Here is the plan: to present all the music from Messiah this year. Not in a concert, but in worship, and spread thematically throughout the liturgical year.

Not necessarily in a sequential way, either- we are not simply singing the three parts on three different Sundays. There will be large excerpts, of course, in Advent, on Christmas Eve, Holy Week, Easter Sunday... but there is a LOT of Messiah. 53 movements, to be exact and many liturgically unique Sundays to program. What might we sing for Pentecost? Ascension? Good Shepherd Sunday?

Neither will the orchestrations be uniform. Some will be choir with organ in reduction. Some will involve orchestral players or hired soloists- but also our resident soloists, volunteer brass, and perhaps the professional brass quintet that we are lucky to have on Christmas Eve.
Messiah- not as a concerted work, but as a yearlong journey. After all, the work is unique in this style. It is an oratorio about faith- while the movements tell a story, they aren't really driven by action. Imagine trying to make sense of this project with a work like Elijah. Or the Passions which are bound to two specific weeks of the Christian calendar.
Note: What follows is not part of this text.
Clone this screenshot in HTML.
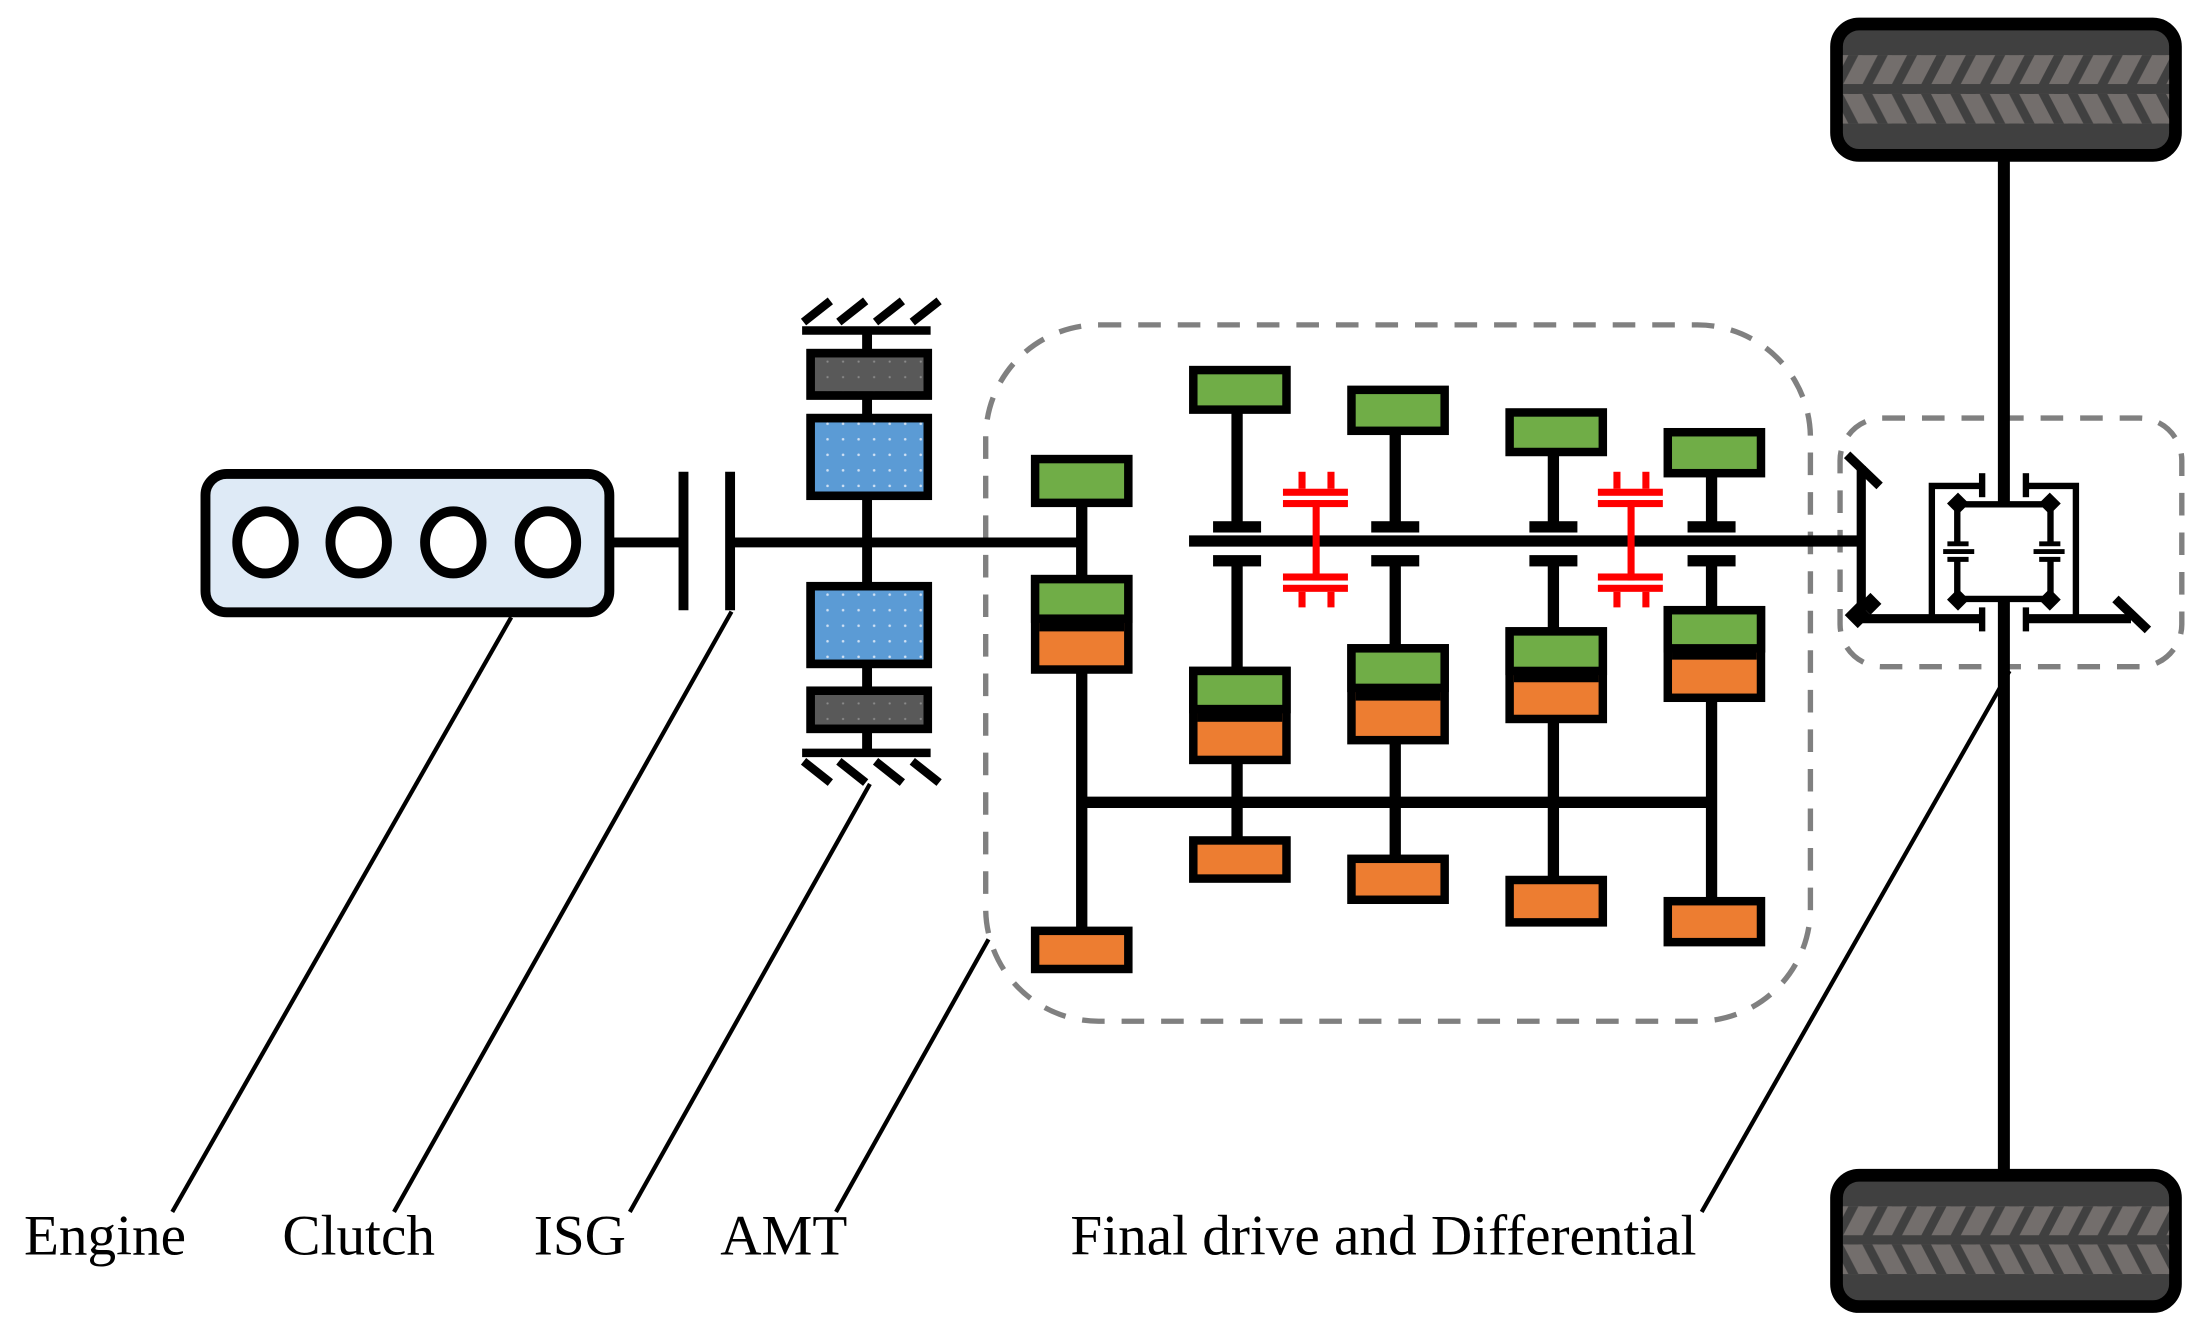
<!DOCTYPE html>
<html><head><meta charset="utf-8"><style>html,body{margin:0;padding:0;background:#fff}svg{display:block}</style></head>
<body>
<svg width="2203" height="1332" viewBox="0 0 1560 943" preserveAspectRatio="none" xmlns="http://www.w3.org/2000/svg">
<defs>
<pattern id="dots" width="11" height="11" patternUnits="userSpaceOnUse"><circle cx="3" cy="3" r="0.9" fill="#cfe0f3"/></pattern>
<pattern id="dots2" width="11" height="11" patternUnits="userSpaceOnUse"><circle cx="3" cy="3" r="0.8" fill="#8a8a8a"/></pattern>
<pattern id="tr1" width="20.8" height="21" patternUnits="userSpaceOnUse" x="1305" y="39"><polygon points="0,21 13.7,21 24.7,0 11,0" fill="#736e6c"/><polygon points="-20.8,21 -7.1,21 3.9,0 -9.8,0" fill="#736e6c"/></pattern>
<pattern id="tr2" width="20.8" height="21" patternUnits="userSpaceOnUse" x="1305" y="66.5"><polygon points="0,0 13.7,0 24.7,21 11,21" fill="#736e6c"/><polygon points="-20.8,0 -7.1,0 3.9,21 -9.8,21" fill="#736e6c"/></pattern>
<pattern id="tr3" width="20.8" height="21" patternUnits="userSpaceOnUse" x="1305" y="854"><polygon points="0,21 13.7,21 24.7,0 11,0" fill="#736e6c"/><polygon points="-20.8,21 -7.1,21 3.9,0 -9.8,0" fill="#736e6c"/></pattern>
<pattern id="tr4" width="20.8" height="21" patternUnits="userSpaceOnUse" x="1305" y="881"><polygon points="0,0 13.7,0 24.7,21 11,21" fill="#736e6c"/><polygon points="-20.8,0 -7.1,0 3.9,21 -9.8,21" fill="#736e6c"/></pattern>
</defs>

<rect x="698" y="230" width="584" height="493" rx="80" fill="none" stroke="#808080" stroke-width="3.8" stroke-dasharray="16 12"/>
<rect x="1303" y="296" width="242" height="176" rx="30" fill="none" stroke="#808080" stroke-width="3.8" stroke-dasharray="16 12"/>

<g stroke="#000" stroke-width="3" fill="none">
<line x1="362" y1="437" x2="122" y2="858"/>
<line x1="518" y1="433" x2="279" y2="858"/>
<line x1="616" y1="555" x2="446" y2="858"/>
<line x1="700" y1="665" x2="592" y2="858"/>
<line x1="1423" y1="475" x2="1205" y2="858"/>
</g>

<rect x="145.5" y="335.5" width="286" height="98" rx="15" fill="#deeaf6" stroke="#000" stroke-width="7"/>
<g fill="#fff" stroke="#000" stroke-width="7">
<ellipse cx="188" cy="384" rx="20" ry="22"/><ellipse cx="254" cy="384" rx="20" ry="22"/>
<ellipse cx="321" cy="384" rx="20" ry="22"/><ellipse cx="388" cy="384" rx="20" ry="22"/>
</g>

<g stroke="#000" stroke-width="7" fill="none">
<line x1="434" y1="384" x2="485" y2="384"/>
<line x1="484" y1="334" x2="484" y2="432"/>
<line x1="517" y1="334" x2="517" y2="432"/>
<line x1="517" y1="384" x2="768" y2="384"/>
<line x1="614" y1="234" x2="614" y2="532"/>
</g>
<line x1="842" y1="383" x2="1318" y2="383" stroke="#000" stroke-width="8"/>

<g stroke="#000" stroke-width="6">
<line x1="568" y1="234" x2="659" y2="234"/>
<line x1="568" y1="533" x2="659" y2="533"/>
<line x1="569" y1="228" x2="588" y2="213"/><line x1="594" y1="228" x2="613" y2="213"/><line x1="620" y1="228" x2="639" y2="213"/><line x1="646" y1="228" x2="665" y2="213"/>
<line x1="569" y1="539" x2="588" y2="554"/><line x1="594" y1="539" x2="613" y2="554"/><line x1="620" y1="539" x2="639" y2="554"/><line x1="646" y1="539" x2="665" y2="554"/>
</g>
<g stroke="#000" stroke-width="6">
<rect x="574" y="250" width="83" height="30" fill="#595959"/><rect x="574" y="250" width="83" height="30" fill="url(#dots2)"/>
<rect x="574" y="296" width="83" height="55" fill="#5b9bd5"/><rect x="574" y="296" width="83" height="55" fill="url(#dots)"/>
<rect x="574" y="415" width="83" height="55" fill="#5b9bd5"/><rect x="574" y="415" width="83" height="55" fill="url(#dots)"/>
<rect x="574" y="489" width="83" height="27" fill="#595959"/><rect x="574" y="489" width="83" height="27" fill="url(#dots2)"/>
</g>

<g stroke="#000" stroke-width="8" fill="none">
<line x1="766" y1="340" x2="766" y2="670"/>
<line x1="766" y1="568" x2="1212" y2="568"/>
<line x1="876" y1="275" x2="876" y2="372"/><line x1="876" y1="396" x2="876" y2="610"/>
<line x1="988" y1="290" x2="988" y2="372"/><line x1="988" y1="396" x2="988" y2="625"/>
<line x1="1100" y1="305" x2="1100" y2="372"/><line x1="1100" y1="396" x2="1100" y2="640"/>
<line x1="1212" y1="320" x2="1212" y2="372"/><line x1="1212" y1="396" x2="1212" y2="655"/>
</g>
<g fill="#000">
<rect x="859" y="369" width="34" height="8"/><rect x="859" y="393" width="34" height="8"/>
<rect x="971" y="369" width="34" height="8"/><rect x="971" y="393" width="34" height="8"/>
<rect x="1083" y="369" width="34" height="8"/><rect x="1083" y="393" width="34" height="8"/>
<rect x="1195" y="369" width="34" height="8"/><rect x="1195" y="393" width="34" height="8"/>
</g>

<g stroke="#000" stroke-width="6">
<rect x="733" y="325" width="66" height="31" fill="#70ad47"/>
<rect x="733" y="410" width="66" height="64" fill="#ed7d31"/><rect x="733" y="410" width="66" height="28" fill="#70ad47"/>
<rect x="733" y="659" width="66" height="27" fill="#ed7d31"/>
<rect x="845" y="262" width="66" height="28" fill="#70ad47"/>
<rect x="845" y="475" width="66" height="63" fill="#ed7d31"/><rect x="845" y="475" width="66" height="27" fill="#70ad47"/>
<rect x="845" y="595" width="66" height="27" fill="#ed7d31"/>
<rect x="957" y="276" width="66" height="29" fill="#70ad47"/>
<rect x="957" y="459" width="66" height="65" fill="#ed7d31"/><rect x="957" y="459" width="66" height="28" fill="#70ad47"/>
<rect x="957" y="608" width="66" height="29" fill="#ed7d31"/>
<rect x="1069" y="292" width="66" height="28" fill="#70ad47"/>
<rect x="1069" y="447" width="66" height="62" fill="#ed7d31"/><rect x="1069" y="447" width="66" height="28" fill="#70ad47"/>
<rect x="1069" y="623" width="66" height="30" fill="#ed7d31"/>
<rect x="1181" y="306" width="66" height="29" fill="#70ad47"/>
<rect x="1181" y="432" width="66" height="62" fill="#ed7d31"/><rect x="1181" y="432" width="66" height="27" fill="#70ad47"/>
<rect x="1181" y="638" width="66" height="29" fill="#ed7d31"/>
</g>
<g fill="#000"><rect x="736" y="438" width="60" height="9"/><rect x="848" y="502" width="60" height="9"/><rect x="960" y="487" width="60" height="9"/><rect x="1072" y="475" width="60" height="8"/><rect x="1184" y="459" width="60" height="8"/></g>

<g id="syn" fill="#ff0000">
<rect x="908.5" y="346" width="46" height="5"/><rect x="908.5" y="354" width="46" height="5"/>
<rect x="919.5" y="334" width="5" height="12"/><rect x="940" y="334" width="5" height="12"/>
<rect x="929.5" y="354" width="5" height="57"/>
<rect x="908.5" y="406" width="46" height="5"/><rect x="908.5" y="414" width="46" height="5"/>
<rect x="919.5" y="419" width="5" height="11"/><rect x="940" y="419" width="5" height="11"/>
</g>
<use href="#syn" transform="translate(223,0)"/>

<g stroke="#000" fill="none">
<line x1="1419" y1="110" x2="1419" y2="357" stroke-width="8.5"/>
<line x1="1419" y1="424" x2="1419" y2="832" stroke-width="8.5"/>
<line x1="1318" y1="330" x2="1318" y2="438" stroke-width="6.5"/>
<line x1="1308" y1="322" x2="1331" y2="344" stroke-width="6.5"/>
<line x1="1318" y1="438" x2="1403" y2="438" stroke-width="6.5"/>
<line x1="1434" y1="438" x2="1509" y2="438" stroke-width="6.5"/>
<line x1="1498" y1="424" x2="1521" y2="446" stroke-width="6.5"/>
<polyline points="1403.6,344 1368,344 1368,436" stroke-width="4.5"/>
<polyline points="1434.6,344 1470,344 1470,436" stroke-width="4.5"/>
<line x1="1403.6" y1="335" x2="1403.6" y2="352" stroke-width="4.5"/>
<line x1="1434.6" y1="335" x2="1434.6" y2="352" stroke-width="4.5"/>
<line x1="1403.6" y1="430" x2="1403.6" y2="447" stroke-width="4.5"/>
<line x1="1434.6" y1="430" x2="1434.6" y2="447" stroke-width="4.5"/>
<line x1="1386" y1="357" x2="1452" y2="357" stroke-width="4.5"/>
<line x1="1386" y1="424" x2="1452" y2="424" stroke-width="4.5"/>
<line x1="1386" y1="357" x2="1386" y2="384" stroke-width="4.5"/><line x1="1386" y1="396" x2="1386" y2="424" stroke-width="4.5"/>
<line x1="1452" y1="357" x2="1452" y2="384" stroke-width="4.5"/><line x1="1452" y1="396" x2="1452" y2="424" stroke-width="4.5"/>
<line x1="1379" y1="385" x2="1394" y2="385" stroke-width="3.5"/><line x1="1376" y1="390.5" x2="1398" y2="390.5" stroke-width="3.5"/><line x1="1379" y1="396" x2="1394" y2="396" stroke-width="3.5"/>
<line x1="1444" y1="385" x2="1459" y2="385" stroke-width="3.5"/><line x1="1440" y1="390.5" x2="1462" y2="390.5" stroke-width="3.5"/><line x1="1444" y1="396" x2="1459" y2="396" stroke-width="3.5"/>
<line x1="1300" y1="382.6" x2="1318" y2="382.6" stroke-width="6"/>
</g>
<g fill="#000">
<rect x="1309" y="429" width="13" height="13" transform="rotate(45 1315.5 435.5)"/>
<rect x="1319" y="422" width="11" height="11" transform="rotate(45 1324.5 427.5)"/>
<rect x="1381" y="351" width="11" height="11" transform="rotate(45 1386.5 356.5)"/>
<rect x="1446" y="351" width="11" height="11" transform="rotate(45 1451.5 356.5)"/>
<rect x="1381" y="419" width="11" height="11" transform="rotate(45 1386.5 424.5)"/>
<rect x="1446" y="419" width="11" height="11" transform="rotate(45 1451.5 424.5)"/>
</g>

<rect x="1300.5" y="17" width="240" height="93" rx="16" fill="#404040" stroke="#000" stroke-width="9"/>
<rect x="1305" y="39" width="231" height="20.5" fill="url(#tr1)"/>
<rect x="1305" y="66.5" width="231" height="21" fill="url(#tr2)"/>
<rect x="1300.5" y="832" width="240" height="93" rx="16" fill="#404040" stroke="#000" stroke-width="9"/>
<rect x="1305" y="854" width="231" height="20.5" fill="url(#tr3)"/>
<rect x="1305" y="881" width="231" height="21" fill="url(#tr4)"/>

<g font-family="Liberation Serif, serif" font-size="40.5" fill="#000">
<text x="17" y="888">Engine</text>
<text x="200" y="888">Clutch</text>
<text x="378" y="888">ISG</text>
<text x="510" y="888">AMT</text>
<text x="758" y="888">Final drive and Differential</text>
</g>
</svg>
</body></html>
Why blog? Well, it seems like a convenient way to document this project. And as I go through this first time of preparing, teaching, and conducting Messiah, I imagine the community of conductors may have a lot to add, or suggest, or challenge. Some of you may have brilliant ideas for linking movements to the liturgical calendar. There may be some warnings about pitfalls inherent in the score. Or recommendations of your favorite performances.

Because it is perhaps the most famous piece of choral music in the world the potential audience for this blog is very large- who doesn't know and love Messiah and want to talk about it?